Scout’s character in the novel shows us how to look at things with a childlike innocence, when the mob turn up outside Tom Robinson’s cell, Jem is trying to protect Atticus by refusing to leave. It is actually Scout who unintentionally protects Atticus despite being oblivious to this at the time. Scout strikes up a conversation with Mr Cunningham, then his human side takes over from mob mentality and he sends the rest of the mob home.
The simplicity of Scout’s world sh0ws us a lot of things. Despite her brother already being indoctrinated with southern prejudices as can be seen below:-
‘There are 4 types of people in the world. Normal folks like us and the neighbours – farm folk like the Cunninghams; those like the Ewells down at the dump and the Negroes’
Scout shows a much more unbiased view, she does not really know why the people at Calpurnia’s church are different and when people say her father is a ‘nigger lover’ she does not know what it means, just that the person said it as if it were a terrible insult.
The relationship Scout has with Calpurnia shows us many things about Scout, Calpurnia, Atticus and Atticus’s sister. Scout respects Calpurnia and Atticus allows Calpurnia to discipliine Scout like a mother would, however Aunt Alexandra views Calpurnia as a lower class citizen and does not feel it is healthy that she is raising Scout.
Another thing that makes Scout’s character important, aside from the fact she is learning and growing throughout the book are her relationships. Scout has a typical brother/sister relationship with her brother Jem. She feels typical emotions of being ignored when Jem is growing older. She also feels anger and sadness when Jem destroys her toy baton and when he will not tell her why he is crying.

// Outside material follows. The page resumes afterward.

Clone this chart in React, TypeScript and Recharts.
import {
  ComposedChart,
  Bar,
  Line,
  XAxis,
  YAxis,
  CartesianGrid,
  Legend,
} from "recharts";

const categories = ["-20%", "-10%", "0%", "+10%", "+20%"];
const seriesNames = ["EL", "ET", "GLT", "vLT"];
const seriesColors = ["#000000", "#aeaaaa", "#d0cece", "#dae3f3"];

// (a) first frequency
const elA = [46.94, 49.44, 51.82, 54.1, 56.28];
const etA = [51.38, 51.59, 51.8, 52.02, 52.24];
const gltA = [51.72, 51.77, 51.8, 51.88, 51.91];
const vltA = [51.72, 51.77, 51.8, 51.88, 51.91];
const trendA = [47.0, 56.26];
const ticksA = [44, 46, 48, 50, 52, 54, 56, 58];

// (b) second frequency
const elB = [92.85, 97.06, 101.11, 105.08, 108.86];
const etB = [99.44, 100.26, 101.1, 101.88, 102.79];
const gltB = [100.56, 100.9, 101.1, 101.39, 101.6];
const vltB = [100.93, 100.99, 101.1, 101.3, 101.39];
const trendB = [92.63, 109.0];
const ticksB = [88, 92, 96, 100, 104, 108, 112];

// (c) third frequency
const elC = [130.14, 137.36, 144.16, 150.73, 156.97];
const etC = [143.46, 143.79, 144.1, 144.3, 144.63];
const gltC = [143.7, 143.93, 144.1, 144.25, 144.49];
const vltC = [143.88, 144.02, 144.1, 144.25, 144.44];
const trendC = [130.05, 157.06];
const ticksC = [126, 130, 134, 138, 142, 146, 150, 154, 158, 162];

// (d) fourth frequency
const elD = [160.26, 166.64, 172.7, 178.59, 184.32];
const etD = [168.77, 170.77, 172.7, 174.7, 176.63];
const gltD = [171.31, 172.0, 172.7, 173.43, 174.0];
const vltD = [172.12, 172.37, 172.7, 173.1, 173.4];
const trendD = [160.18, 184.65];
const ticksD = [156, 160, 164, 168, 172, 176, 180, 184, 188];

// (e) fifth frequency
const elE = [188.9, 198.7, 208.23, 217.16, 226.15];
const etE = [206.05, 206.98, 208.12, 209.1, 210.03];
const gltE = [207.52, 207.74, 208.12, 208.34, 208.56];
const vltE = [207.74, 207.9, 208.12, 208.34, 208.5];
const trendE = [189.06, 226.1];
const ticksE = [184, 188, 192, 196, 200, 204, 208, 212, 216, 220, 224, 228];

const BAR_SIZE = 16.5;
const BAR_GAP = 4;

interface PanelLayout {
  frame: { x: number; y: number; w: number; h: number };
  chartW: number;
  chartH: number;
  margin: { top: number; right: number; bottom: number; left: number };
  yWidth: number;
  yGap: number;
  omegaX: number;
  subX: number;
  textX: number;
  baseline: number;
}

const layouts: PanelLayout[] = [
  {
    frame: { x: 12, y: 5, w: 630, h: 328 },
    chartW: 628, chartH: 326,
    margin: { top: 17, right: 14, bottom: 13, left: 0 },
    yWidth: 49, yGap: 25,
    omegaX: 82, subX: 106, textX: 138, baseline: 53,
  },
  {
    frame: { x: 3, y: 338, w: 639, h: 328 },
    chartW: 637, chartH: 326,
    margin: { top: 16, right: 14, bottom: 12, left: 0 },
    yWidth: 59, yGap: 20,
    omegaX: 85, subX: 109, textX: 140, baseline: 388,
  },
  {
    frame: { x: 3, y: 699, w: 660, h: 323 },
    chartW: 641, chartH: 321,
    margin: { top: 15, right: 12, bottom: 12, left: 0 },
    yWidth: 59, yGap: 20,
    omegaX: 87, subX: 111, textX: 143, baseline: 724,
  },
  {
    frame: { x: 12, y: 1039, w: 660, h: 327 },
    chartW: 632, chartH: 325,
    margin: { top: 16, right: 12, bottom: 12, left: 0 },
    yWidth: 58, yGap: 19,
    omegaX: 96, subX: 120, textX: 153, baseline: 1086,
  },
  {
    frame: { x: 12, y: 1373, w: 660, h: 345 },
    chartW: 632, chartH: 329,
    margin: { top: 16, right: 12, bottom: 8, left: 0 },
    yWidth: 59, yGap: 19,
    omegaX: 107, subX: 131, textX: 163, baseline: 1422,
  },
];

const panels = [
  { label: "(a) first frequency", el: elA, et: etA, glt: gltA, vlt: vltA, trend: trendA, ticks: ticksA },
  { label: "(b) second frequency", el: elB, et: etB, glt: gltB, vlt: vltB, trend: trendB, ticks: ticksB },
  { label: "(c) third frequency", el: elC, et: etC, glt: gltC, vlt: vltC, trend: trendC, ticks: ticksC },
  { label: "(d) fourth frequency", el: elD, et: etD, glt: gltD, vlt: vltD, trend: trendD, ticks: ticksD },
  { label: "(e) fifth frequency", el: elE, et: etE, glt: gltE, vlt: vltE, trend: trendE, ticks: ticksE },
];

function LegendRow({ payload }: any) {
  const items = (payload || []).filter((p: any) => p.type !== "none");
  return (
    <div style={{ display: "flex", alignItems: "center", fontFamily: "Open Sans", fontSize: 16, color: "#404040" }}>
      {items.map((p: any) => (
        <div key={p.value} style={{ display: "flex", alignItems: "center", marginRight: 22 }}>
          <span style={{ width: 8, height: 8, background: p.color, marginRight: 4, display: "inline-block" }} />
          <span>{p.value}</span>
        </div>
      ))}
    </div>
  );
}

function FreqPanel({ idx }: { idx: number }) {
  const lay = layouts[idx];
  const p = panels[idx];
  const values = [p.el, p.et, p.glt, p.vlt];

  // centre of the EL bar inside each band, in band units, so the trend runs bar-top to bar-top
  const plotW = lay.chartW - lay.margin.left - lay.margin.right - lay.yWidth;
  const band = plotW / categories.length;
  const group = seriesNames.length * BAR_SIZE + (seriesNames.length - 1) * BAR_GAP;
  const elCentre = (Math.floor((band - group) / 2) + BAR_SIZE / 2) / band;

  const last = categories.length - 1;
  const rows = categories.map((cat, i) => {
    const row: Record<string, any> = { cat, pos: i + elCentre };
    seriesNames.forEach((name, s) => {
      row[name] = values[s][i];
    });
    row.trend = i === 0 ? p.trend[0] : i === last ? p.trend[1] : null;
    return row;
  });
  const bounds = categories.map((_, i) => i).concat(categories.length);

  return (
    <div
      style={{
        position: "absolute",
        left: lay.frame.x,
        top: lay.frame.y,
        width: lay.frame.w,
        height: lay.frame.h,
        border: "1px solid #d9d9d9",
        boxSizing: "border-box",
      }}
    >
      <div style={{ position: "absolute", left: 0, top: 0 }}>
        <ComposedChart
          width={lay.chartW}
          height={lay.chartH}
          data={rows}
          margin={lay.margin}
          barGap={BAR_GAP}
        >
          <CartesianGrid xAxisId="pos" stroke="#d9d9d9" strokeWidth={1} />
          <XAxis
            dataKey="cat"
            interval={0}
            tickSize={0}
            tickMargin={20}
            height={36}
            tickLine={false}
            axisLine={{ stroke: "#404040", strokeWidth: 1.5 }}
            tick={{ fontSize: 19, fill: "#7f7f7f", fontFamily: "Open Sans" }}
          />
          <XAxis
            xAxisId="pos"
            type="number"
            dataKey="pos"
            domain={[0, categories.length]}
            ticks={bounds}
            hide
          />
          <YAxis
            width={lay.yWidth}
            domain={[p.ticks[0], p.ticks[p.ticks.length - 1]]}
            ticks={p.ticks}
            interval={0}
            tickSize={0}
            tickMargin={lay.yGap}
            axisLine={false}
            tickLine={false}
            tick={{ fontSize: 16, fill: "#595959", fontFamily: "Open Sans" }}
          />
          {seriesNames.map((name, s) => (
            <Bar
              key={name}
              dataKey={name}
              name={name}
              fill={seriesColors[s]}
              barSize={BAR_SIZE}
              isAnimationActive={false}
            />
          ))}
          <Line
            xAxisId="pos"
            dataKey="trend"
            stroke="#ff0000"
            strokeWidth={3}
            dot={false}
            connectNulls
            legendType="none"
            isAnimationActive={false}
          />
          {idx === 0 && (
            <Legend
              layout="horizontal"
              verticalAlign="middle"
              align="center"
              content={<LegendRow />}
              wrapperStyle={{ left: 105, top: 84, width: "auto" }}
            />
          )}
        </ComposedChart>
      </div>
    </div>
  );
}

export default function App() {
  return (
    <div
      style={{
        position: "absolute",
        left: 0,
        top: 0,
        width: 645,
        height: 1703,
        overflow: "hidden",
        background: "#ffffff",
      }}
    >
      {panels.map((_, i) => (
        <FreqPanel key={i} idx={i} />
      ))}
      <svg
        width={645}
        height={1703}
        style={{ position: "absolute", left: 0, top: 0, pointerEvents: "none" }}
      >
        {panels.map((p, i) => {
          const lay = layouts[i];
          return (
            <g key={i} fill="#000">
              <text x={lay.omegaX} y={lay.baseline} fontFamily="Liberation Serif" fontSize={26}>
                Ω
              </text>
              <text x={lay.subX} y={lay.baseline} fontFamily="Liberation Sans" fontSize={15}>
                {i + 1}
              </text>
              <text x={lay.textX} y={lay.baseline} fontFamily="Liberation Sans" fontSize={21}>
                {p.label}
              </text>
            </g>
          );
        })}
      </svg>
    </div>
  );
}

Another relationship involving Scout in the novel is her relationship with Dill. Dill is adventurous and without his curiousity, Boo would have never been as high on Scout’s radar. Dill and Scout are very close; they want to get married when they are older. Scout demonstrates loyalty when she attacks her cousin for calling Dill names and friendship when she hides him underneath her bed.
The most important of Scout’s relationships is her friendship with Boo Radley, despite not knowing it. Scout first discovered his knot hole gifts, received a blanket from him during the fire and finally had her life saved by him. Scout manages to see that Arthur is not a monster and when her father spares him the public attention of it being known that he saved Scout from Mr Ewell. She identifies with it as can be seen below:-
‘It would be kind of like killing a Mockingbird wouldn’t it Atticus?’

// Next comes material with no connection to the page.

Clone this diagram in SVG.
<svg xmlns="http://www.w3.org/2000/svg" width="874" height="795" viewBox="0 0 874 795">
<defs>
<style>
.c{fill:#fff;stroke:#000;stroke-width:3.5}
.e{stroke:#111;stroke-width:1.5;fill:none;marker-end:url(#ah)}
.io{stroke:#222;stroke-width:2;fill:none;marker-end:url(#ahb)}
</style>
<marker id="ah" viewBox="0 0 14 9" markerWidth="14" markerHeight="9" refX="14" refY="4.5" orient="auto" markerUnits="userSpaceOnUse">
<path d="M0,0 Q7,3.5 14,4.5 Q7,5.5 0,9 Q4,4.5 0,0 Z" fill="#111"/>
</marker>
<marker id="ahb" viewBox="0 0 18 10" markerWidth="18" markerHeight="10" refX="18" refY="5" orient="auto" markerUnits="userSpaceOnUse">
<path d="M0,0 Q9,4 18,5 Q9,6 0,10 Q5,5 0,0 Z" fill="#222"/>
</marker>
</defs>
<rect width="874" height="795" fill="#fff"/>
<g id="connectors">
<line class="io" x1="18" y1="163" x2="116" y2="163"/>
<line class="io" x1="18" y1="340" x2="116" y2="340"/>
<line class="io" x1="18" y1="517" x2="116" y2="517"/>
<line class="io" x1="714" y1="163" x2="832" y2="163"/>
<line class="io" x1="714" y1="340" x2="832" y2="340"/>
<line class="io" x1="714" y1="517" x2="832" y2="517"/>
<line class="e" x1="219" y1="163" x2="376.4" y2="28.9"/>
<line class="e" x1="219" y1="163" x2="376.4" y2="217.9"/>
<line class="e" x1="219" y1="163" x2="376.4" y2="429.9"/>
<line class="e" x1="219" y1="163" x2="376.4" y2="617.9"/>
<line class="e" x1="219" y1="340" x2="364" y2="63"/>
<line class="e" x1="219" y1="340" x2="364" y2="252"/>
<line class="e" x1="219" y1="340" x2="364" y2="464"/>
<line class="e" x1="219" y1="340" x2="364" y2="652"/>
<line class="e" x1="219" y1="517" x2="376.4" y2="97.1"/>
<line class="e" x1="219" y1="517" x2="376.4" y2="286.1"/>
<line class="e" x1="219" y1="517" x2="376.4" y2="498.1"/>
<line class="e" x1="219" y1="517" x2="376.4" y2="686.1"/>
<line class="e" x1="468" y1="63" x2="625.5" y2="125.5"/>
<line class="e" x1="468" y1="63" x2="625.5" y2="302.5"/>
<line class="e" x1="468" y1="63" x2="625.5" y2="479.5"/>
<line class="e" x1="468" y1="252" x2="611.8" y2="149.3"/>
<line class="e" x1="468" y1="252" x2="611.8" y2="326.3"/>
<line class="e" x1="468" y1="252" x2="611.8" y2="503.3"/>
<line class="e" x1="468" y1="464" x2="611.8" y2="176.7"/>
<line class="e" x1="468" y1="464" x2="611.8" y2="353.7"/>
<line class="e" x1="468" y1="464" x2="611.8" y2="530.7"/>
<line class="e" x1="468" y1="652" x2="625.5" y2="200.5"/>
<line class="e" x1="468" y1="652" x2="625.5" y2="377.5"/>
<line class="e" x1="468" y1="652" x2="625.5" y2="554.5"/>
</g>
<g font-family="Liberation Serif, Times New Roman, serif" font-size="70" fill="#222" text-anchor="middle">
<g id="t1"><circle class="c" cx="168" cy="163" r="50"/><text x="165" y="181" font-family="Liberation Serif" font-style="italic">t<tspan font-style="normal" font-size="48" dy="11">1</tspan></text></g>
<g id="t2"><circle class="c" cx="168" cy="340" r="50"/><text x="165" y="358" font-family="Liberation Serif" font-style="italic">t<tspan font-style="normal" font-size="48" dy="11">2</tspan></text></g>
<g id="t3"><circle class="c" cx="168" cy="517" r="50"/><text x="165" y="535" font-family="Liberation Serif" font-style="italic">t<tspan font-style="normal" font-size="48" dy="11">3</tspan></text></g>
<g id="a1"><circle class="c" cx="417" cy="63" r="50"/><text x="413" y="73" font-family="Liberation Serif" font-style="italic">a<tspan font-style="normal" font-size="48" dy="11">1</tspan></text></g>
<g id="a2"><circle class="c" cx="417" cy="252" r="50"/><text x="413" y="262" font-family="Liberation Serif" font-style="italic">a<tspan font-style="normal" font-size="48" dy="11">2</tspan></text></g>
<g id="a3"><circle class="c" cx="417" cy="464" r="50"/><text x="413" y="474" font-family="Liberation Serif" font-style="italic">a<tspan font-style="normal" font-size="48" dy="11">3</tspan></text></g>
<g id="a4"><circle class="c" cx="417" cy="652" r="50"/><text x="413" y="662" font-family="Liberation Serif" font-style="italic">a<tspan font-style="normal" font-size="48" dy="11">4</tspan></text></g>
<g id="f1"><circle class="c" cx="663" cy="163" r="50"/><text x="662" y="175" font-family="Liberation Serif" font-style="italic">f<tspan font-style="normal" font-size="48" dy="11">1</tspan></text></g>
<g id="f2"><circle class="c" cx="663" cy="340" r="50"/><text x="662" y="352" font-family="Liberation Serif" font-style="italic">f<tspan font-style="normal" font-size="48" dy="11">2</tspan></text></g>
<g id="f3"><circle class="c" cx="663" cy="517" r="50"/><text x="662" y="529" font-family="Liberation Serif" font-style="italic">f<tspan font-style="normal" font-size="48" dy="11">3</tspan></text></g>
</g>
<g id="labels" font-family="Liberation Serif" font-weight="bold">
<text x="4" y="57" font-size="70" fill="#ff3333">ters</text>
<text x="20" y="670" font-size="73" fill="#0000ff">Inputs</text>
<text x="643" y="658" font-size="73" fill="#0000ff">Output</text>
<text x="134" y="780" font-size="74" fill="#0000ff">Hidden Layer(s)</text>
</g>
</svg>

Scout uses the Mockingbird metaphor, which can be applied to both Tom Robinson and Boo Radley in the novel; she is the only character to do this in the novel, making her all the more memorable. Atticus had told her earlier in the book, not to shoot these birds because they never do anything wrong, they just make music.
Scout’s own views of Atticus changes a great deal throughout the novel. Despite loving to read the newspaper with her father and wanting to know all about his job as a lawyer. Scout views Atticus’s talents as being academic alone, along with his knowledge of life. When Atticus shoots the rabid dog, Scout gains even more respect for Atticus. She had always thought that Atticus was unable to shoot a target successfully and that was why he didn’t shoot. When Scout discovers that Atticus chooses not to shoot, she doesn’t really know why.
As well as her empathy, innocence and eagerness to learn, Scout has other good attributes, however for me, one of the things that Scout added to the novel was a humourous element. As a writer, Harper Lee makes the novel more enjoyable by including humour. Scout’s misunderstandings and witty remarks help brighten a novel which deals with emotive subjects such as death and rape, lifting the tone and making a serious novel less depressing to read. This is one of the reasons I personally hold the feisty Scout as my own favourite character.
In conclusion, I think Jean Louise Finch, aka Scout, is the most memorable character in the novel for a variety of reasons, including her innocence and her understanding developing as she matures throughout the novel; her relationships with others, the fact her adult self narrates the novel and, of course, the humour that she adds to even the most moving scenes of the play. Harper Lee lets the reader grow to love Scout and only a good author can do this.